(WORK TO BE COMPLETED) Please output every line of the material as it stands, without the pictures.
* start RECORDED INFORMATION *
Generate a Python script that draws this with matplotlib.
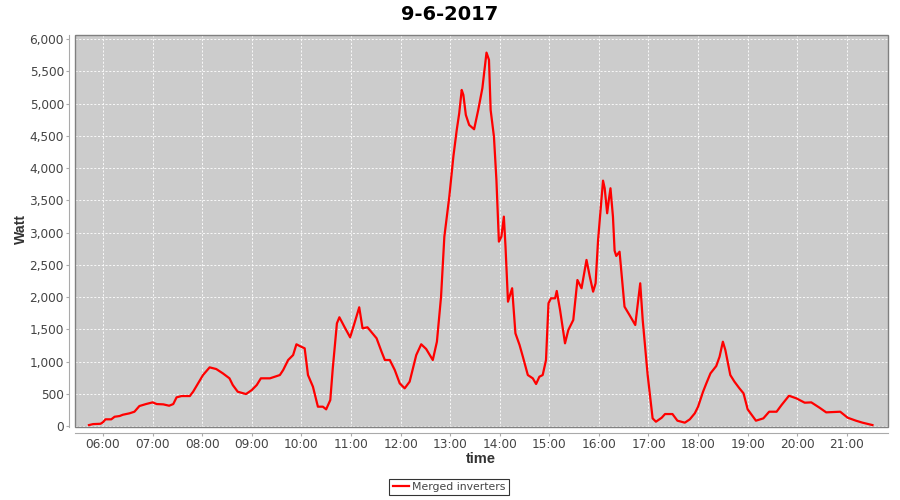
import matplotlib
matplotlib.use("Agg")
import matplotlib.pyplot as plt
from matplotlib.ticker import FuncFormatter, FixedLocator
from matplotlib.patches import Rectangle

title = "9-6-2017"
series_name = "Merged inverters"
x_label = "time"
y_label = "Watt"

times = ["05:43", "05:48", "05:57", "06:00", "06:03", "06:10", "06:14", "06:20", "06:24", "06:32",
         "06:38", "06:44", "06:52", "07:00", "07:05", "07:13", "07:20", "07:25", "07:29", "07:35",
         "07:45", "07:49", "07:55", "08:01", "08:09", "08:17", "08:25", "08:33", "08:37", "08:43",
         "08:53", "09:00", "09:06", "09:11", "09:22", "09:34", "09:38", "09:44", "09:50", "09:54",
         "09:58", "10:04", "10:08", "10:14", "10:20", "10:26", "10:30", "10:35", "10:38", "10:43",
         "10:46", "10:52", "10:59", "11:04", "11:10", "11:14", "11:20", "11:31", "11:37", "11:41",
         "11:47", "11:53", "11:59", "12:05", "12:11", "12:19", "12:25", "12:31", "12:39", "12:44",
         "12:49", "12:53", "12:59", "13:04", "13:08", "13:11", "13:14", "13:16", "13:19", "13:23",
         "13:29", "13:34", "13:39", "13:42", "13:44", "13:47", "13:49", "13:53", "13:56", "13:59",
         "14:02", "14:05", "14:07", "14:10", "14:15", "14:19", "14:24", "14:28", "14:34", "14:40",
         "14:44", "14:48", "14:52", "14:56", "14:59", "15:02", "15:07", "15:09", "15:13", "15:19",
         "15:23", "15:29", "15:34", "15:39", "15:45", "15:49", "15:53", "15:56", "15:59", "16:02",
         "16:05", "16:07", "16:10", "16:12", "16:14", "16:17", "16:19", "16:21", "16:25", "16:31",
         "16:37", "16:44", "16:50", "16:53", "16:59", "17:05", "17:09", "17:16", "17:20", "17:29",
         "17:35", "17:44", "17:50", "17:56", "18:00", "18:06", "18:10", "18:15", "18:22", "18:26",
         "18:30", "18:33", "18:39", "18:44", "18:50", "18:55", "19:00", "19:10", "19:19", "19:26",
         "19:35", "19:41", "19:50", "19:59", "20:09", "20:17", "20:27", "20:35", "20:52", "21:01",
         "21:11", "21:19", "21:31"]
watts = [15, 30, 35, 60, 104, 104, 144, 155, 175, 197,
         222, 310, 341, 367, 341, 336, 315, 341, 445, 465,
         465, 532, 662, 791, 910, 884, 817, 740, 636, 532,
         496, 558, 636, 740, 740, 791, 869, 1024, 1101, 1268,
         1241, 1205, 791, 610, 300, 300, 259, 403, 895, 1593,
         1687, 1541, 1376, 1583, 1842, 1516, 1531, 1361, 1153, 1024,
         1024, 869, 662, 585, 688, 1101, 1268, 1195, 1024, 1308,
         2006, 2937, 3558, 4189, 4593, 4852, 5213, 5136, 4825, 4670,
         4603, 4903, 5240, 5575, 5792, 5679, 4903, 4489, 3817, 2860,
         2937, 3248, 2782, 1929, 2137, 1438, 1257, 1075, 791, 740,
         652, 765, 791, 1024, 1904, 1981, 1981, 2095, 1800, 1283,
         1490, 1645, 2265, 2137, 2576, 2317, 2084, 2214, 2886, 3351,
         3806, 3688, 3300, 3506, 3688, 3248, 2720, 2638, 2704, 1851,
         1722, 1567, 2214, 1645, 791, 119, 67, 129, 186, 186,
         83, 52, 104, 197, 300, 532, 662, 817, 931, 1075,
         1308, 1179, 791, 688, 585, 507, 259, 83, 119, 222,
         222, 326, 470, 429, 362, 367, 284, 212, 222, 129,
         83, 52, 15]

hour_ticks = list(range(6, 22))
y_ticks = list(range(0, 6001, 500))


def to_hours(s):
    h, m = s.split(":")
    return int(h) + int(m) / 60.0


xs = [to_hours(t) for t in times]

fig = plt.figure(figsize=(9, 5), dpi=100)
fig.patch.set_facecolor("white")
ax = fig.add_axes([75 / 900, 1 - 427 / 500, (888 - 75) / 900, (427 - 35) / 500])
ax.set_facecolor("#cccccc")

ax.plot(xs, watts, color="#ff0000", lw=1.6, solid_joinstyle="round", label=series_name, zorder=3)

ax.set_xlim(5.435, 21.83)
ax.set_ylim(-15, 6065)

ax.xaxis.set_major_locator(FixedLocator(hour_ticks))
ax.xaxis.set_major_formatter(FuncFormatter(lambda v, p: "%02d:00" % int(round(v))))
ax.yaxis.set_major_locator(FixedLocator(y_ticks))
ax.yaxis.set_major_formatter(FuncFormatter(lambda v, p: "{:,}".format(int(v))))

ax.grid(True, color="white", linestyle=(0, (2.5, 2)), linewidth=0.6)
ax.set_axisbelow(True)

for side in ["top", "right"]:
    ax.spines[side].set_visible(False)
ax.spines["left"].set_position(("outward", 4))
ax.spines["bottom"].set_position(("outward", 4))
ax.spines["left"].set_color("#aaaaaa")
ax.spines["bottom"].set_color("#aaaaaa")
ax.add_patch(Rectangle((0, 0), 1, 1, transform=ax.transAxes, fill=False,
                       edgecolor="#808080", lw=1.0, zorder=5, clip_on=False))

ax.tick_params(axis="both", colors="#aaaaaa", labelcolor="#444444", length=2, width=0.8,
               labelsize=8.7, pad=2)

fig.text(0.5, 1 - 14 / 500, title, ha="center", va="center", fontsize=14, fontweight="bold")
fig.text(481 / 900, 1 - 459 / 500, x_label, ha="center", va="center", fontsize=10.5,
         fontweight="bold", color="#333333", family="Liberation Sans")
fig.text(21 / 900, 1 - 229 / 500, y_label, ha="center", va="center", rotation=90,
         fontsize=10.2, fontweight="bold", color="#333333", family="Liberation Sans")

leg = fig.legend(loc="center", bbox_to_anchor=(449 / 900, 1 - 487 / 500), frameon=True,
                 fancybox=False, fontsize=7.8, handlelength=1.5, handletextpad=0.3,
                 borderpad=0.3, borderaxespad=0)
leg.get_frame().set_edgecolor("black")
leg.get_frame().set_linewidth(0.8)
for t in leg.get_texts():
    t.set_color("#444444")

fig.savefig("out.png", dpi=100)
* end RECORDED INFORMATION *
(EXERCISE OUTPUT)
Generate a Python script that draws this with matplotlib.
import matplotlib
matplotlib.use("Agg")
import matplotlib.pyplot as plt
from matplotlib.ticker import FuncFormatter, FixedLocator
from matplotlib.patches import Rectangle

title = "9-6-2017"
series_name = "Merged inverters"
x_label = "time"
y_label = "Watt"

times = ["05:43", "05:48", "05:57", "06:00", "06:03", "06:10", "06:14", "06:20", "06:24", "06:32",
         "06:38", "06:44", "06:52", "07:00", "07:05", "07:13", "07:20", "07:25", "07:29", "07:35",
         "07:45", "07:49", "07:55", "08:01", "08:09", "08:17", "08:25", "08:33", "08:37", "08:43",
         "08:53", "09:00", "09:06", "09:11", "09:22", "09:34", "09:38", "09:44", "09:50", "09:54",
         "09:58", "10:04", "10:08", "10:14", "10:20", "10:26", "10:30", "10:35", "10:38", "10:43",
         "10:46", "10:52", "10:59", "11:04", "11:10", "11:14", "11:20", "11:31", "11:37", "11:41",
         "11:47", "11:53", "11:59", "12:05", "12:11", "12:19", "12:25", "12:31", "12:39", "12:44",
         "12:49", "12:53", "12:59", "13:04", "13:08", "13:11", "13:14", "13:16", "13:19", "13:23",
         "13:29", "13:34", "13:39", "13:42", "13:44", "13:47", "13:49", "13:53", "13:56", "13:59",
         "14:02", "14:05", "14:07", "14:10", "14:15", "14:19", "14:24", "14:28", "14:34", "14:40",
         "14:44", "14:48", "14:52", "14:56", "14:59", "15:02", "15:07", "15:09", "15:13", "15:19",
         "15:23", "15:29", "15:34", "15:39", "15:45", "15:49", "15:53", "15:56", "15:59", "16:02",
         "16:05", "16:07", "16:10", "16:12", "16:14", "16:17", "16:19", "16:21", "16:25", "16:31",
         "16:37", "16:44", "16:50", "16:53", "16:59", "17:05", "17:09", "17:16", "17:20", "17:29",
         "17:35", "17:44", "17:50", "17:56", "18:00", "18:06", "18:10", "18:15", "18:22", "18:26",
         "18:30", "18:33", "18:39", "18:44", "18:50", "18:55", "19:00", "19:10", "19:19", "19:26",
         "19:35", "19:41", "19:50", "19:59", "20:09", "20:17", "20:27", "20:35", "20:52", "21:01",
         "21:11", "21:19", "21:31"]
watts = [15, 30, 35, 60, 104, 104, 144, 155, 175, 197,
         222, 310, 341, 367, 341, 336, 315, 341, 445, 465,
         465, 532, 662, 791, 910, 884, 817, 740, 636, 532,
         496, 558, 636, 740, 740, 791, 869, 1024, 1101, 1268,
         1241, 1205, 791, 610, 300, 300, 259, 403, 895, 1593,
         1687, 1541, 1376, 1583, 1842, 1516, 1531, 1361, 1153, 1024,
         1024, 869, 662, 585, 688, 1101, 1268, 1195, 1024, 1308,
         2006, 2937, 3558, 4189, 4593, 4852, 5213, 5136, 4825, 4670,
         4603, 4903, 5240, 5575, 5792, 5679, 4903, 4489, 3817, 2860,
         2937, 3248, 2782, 1929, 2137, 1438, 1257, 1075, 791, 740,
         652, 765, 791, 1024, 1904, 1981, 1981, 2095, 1800, 1283,
         1490, 1645, 2265, 2137, 2576, 2317, 2084, 2214, 2886, 3351,
         3806, 3688, 3300, 3506, 3688, 3248, 2720, 2638, 2704, 1851,
         1722, 1567, 2214, 1645, 791, 119, 67, 129, 186, 186,
         83, 52, 104, 197, 300, 532, 662, 817, 931, 1075,
         1308, 1179, 791, 688, 585, 507, 259, 83, 119, 222,
         222, 326, 470, 429, 362, 367, 284, 212, 222, 129,
         83, 52, 15]

hour_ticks = list(range(6, 22))
y_ticks = list(range(0, 6001, 500))


def to_hours(s):
    h, m = s.split(":")
    return int(h) + int(m) / 60.0


xs = [to_hours(t) for t in times]

fig = plt.figure(figsize=(9, 5), dpi=100)
fig.patch.set_facecolor("white")
ax = fig.add_axes([75 / 900, 1 - 427 / 500, (888 - 75) / 900, (427 - 35) / 500])
ax.set_facecolor("#cccccc")

ax.plot(xs, watts, color="#ff0000", lw=1.6, solid_joinstyle="round", label=series_name, zorder=3)

ax.set_xlim(5.435, 21.83)
ax.set_ylim(-15, 6065)

ax.xaxis.set_major_locator(FixedLocator(hour_ticks))
ax.xaxis.set_major_formatter(FuncFormatter(lambda v, p: "%02d:00" % int(round(v))))
ax.yaxis.set_major_locator(FixedLocator(y_ticks))
ax.yaxis.set_major_formatter(FuncFormatter(lambda v, p: "{:,}".format(int(v))))

ax.grid(True, color="white", linestyle=(0, (2.5, 2)), linewidth=0.6)
ax.set_axisbelow(True)

for side in ["top", "right"]:
    ax.spines[side].set_visible(False)
ax.spines["left"].set_position(("outward", 4))
ax.spines["bottom"].set_position(("outward", 4))
ax.spines["left"].set_color("#aaaaaa")
ax.spines["bottom"].set_color("#aaaaaa")
ax.add_patch(Rectangle((0, 0), 1, 1, transform=ax.transAxes, fill=False,
                       edgecolor="#808080", lw=1.0, zorder=5, clip_on=False))

ax.tick_params(axis="both", colors="#aaaaaa", labelcolor="#444444", length=2, width=0.8,
               labelsize=8.7, pad=2)

fig.text(0.5, 1 - 14 / 500, title, ha="center", va="center", fontsize=14, fontweight="bold")
fig.text(481 / 900, 1 - 459 / 500, x_label, ha="center", va="center", fontsize=10.5,
         fontweight="bold", color="#333333", family="Liberation Sans")
fig.text(21 / 900, 1 - 229 / 500, y_label, ha="center", va="center", rotation=90,
         fontsize=10.2, fontweight="bold", color="#333333", family="Liberation Sans")

leg = fig.legend(loc="center", bbox_to_anchor=(449 / 900, 1 - 487 / 500), frameon=True,
                 fancybox=False, fontsize=7.8, handlelength=1.5, handletextpad=0.3,
                 borderpad=0.3, borderaxespad=0)
leg.get_frame().set_edgecolor("black")
leg.get_frame().set_linewidth(0.8)
for t in leg.get_texts():
    t.set_color("#444444")

fig.savefig("out.png", dpi=100)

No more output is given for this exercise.